O mais fracturante, considera Magalhães e Silva, era a questão dos direitos humanos, cujo estatuto, para depois de 99 era tido como um ponto de honra para o então presidente português.
De Março de 1996 “até Junho de 1997, foi impossível fazer progredir a negociação nesta área”, apesar do “empenho e profissionalismo, nunca é demais realçar, de Santana Carlos, que chefiava a delegação portuguesa”, conta o advogado. Magalhães e Silva revela ainda que foi possível, durante esse espaço de tempo, perceber que, para a China “direitos humanos ou era moeda de troca ou continuaria o impasse no Grupo de Ligação Conjunto”.
E o que é que a China poderia querer na mesa das negociações?
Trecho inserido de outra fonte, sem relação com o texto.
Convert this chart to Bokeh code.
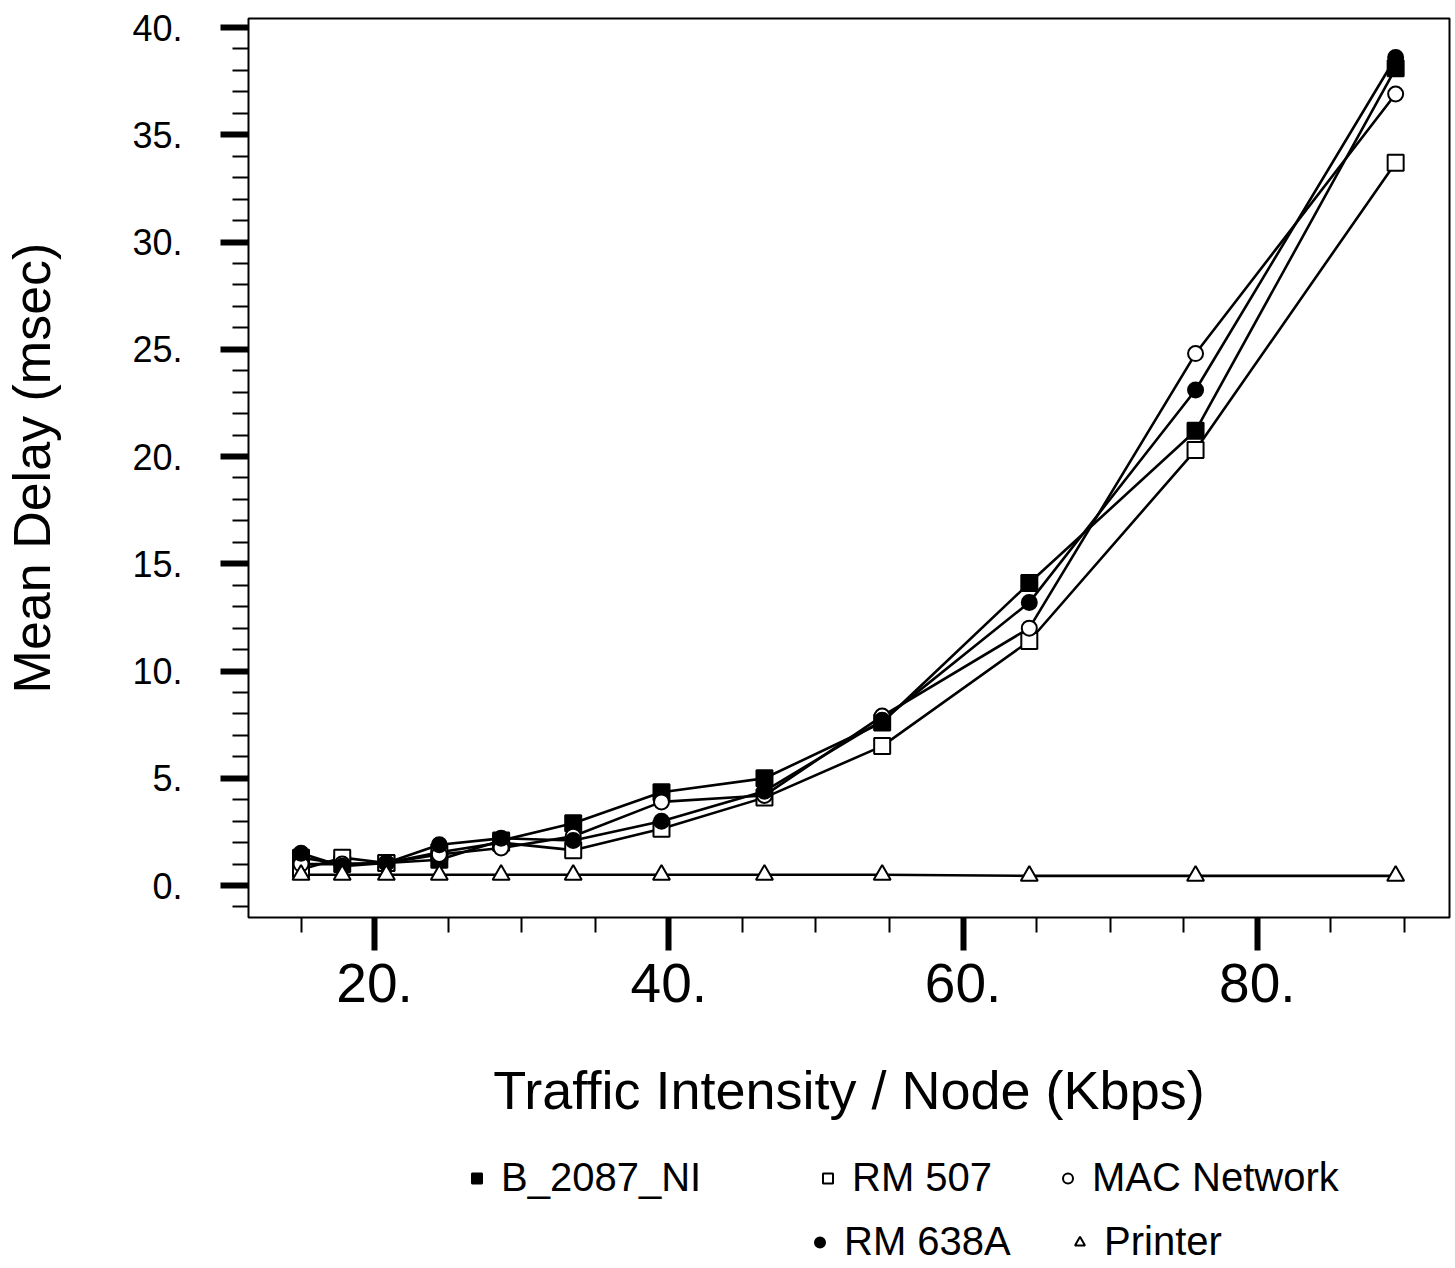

Compreendendo que a Fundação Oriente era a moeda de troca que a parte chinesa, ofendida com o processo de criação da Fundação, entre Setembro de 1986 e Janeiro de 1987, poderia aceitar, Jorge Sampaio joga a sua cartada.
Magalhães e Silva não hesita em descrever a importância do momento, dizendo que “foi aí que Sampaio entrou directamente”. O então Presidente “impôs que Monjardino deixasse de receber a contribuição anual provinda do contrato de jogo e que uma nova fundação – que passaria para além de 99 [a Fundação para a Cooperação e o Desenvolvimento de Macau, criada em 1998, e que daria origem em 2001 à actual Fundação Macau] – lhe sucedesse nos réditos, mas, podendo apenas gastar os… rendimentos, sem tocar no capital”.
E, sobre este aspecto, Magalhães e Silva faz uma revelação: “As autoridades locais torceram o nariz, pois contavam com a nova Fundação para, em substituição da Fundação Oriente, orquestrarem a sua concepção da defesa e promoção dos interesses portugueses”.
“Mas Sampaio resistiu e impôs a sua visão”, conclui o consultor a quem o então presidente confiou os assuntos da transição. No momento da transferência de administração, a questão do respeito pelos direitos humanos estava regulamentada, com a obrigação de serem respeitados, pelo menos, durante 50 anos.
“Poder-se-ia ter ido mais longe? Seguramente, se aqueles tantos que, à boca da transição, se enrolavam na bandeira das quinas, tivessem, nas décadas anteriores, olhado mais para as gentes de Macau e menos para o que delas se serviram”, conclui Magalhães e Silva.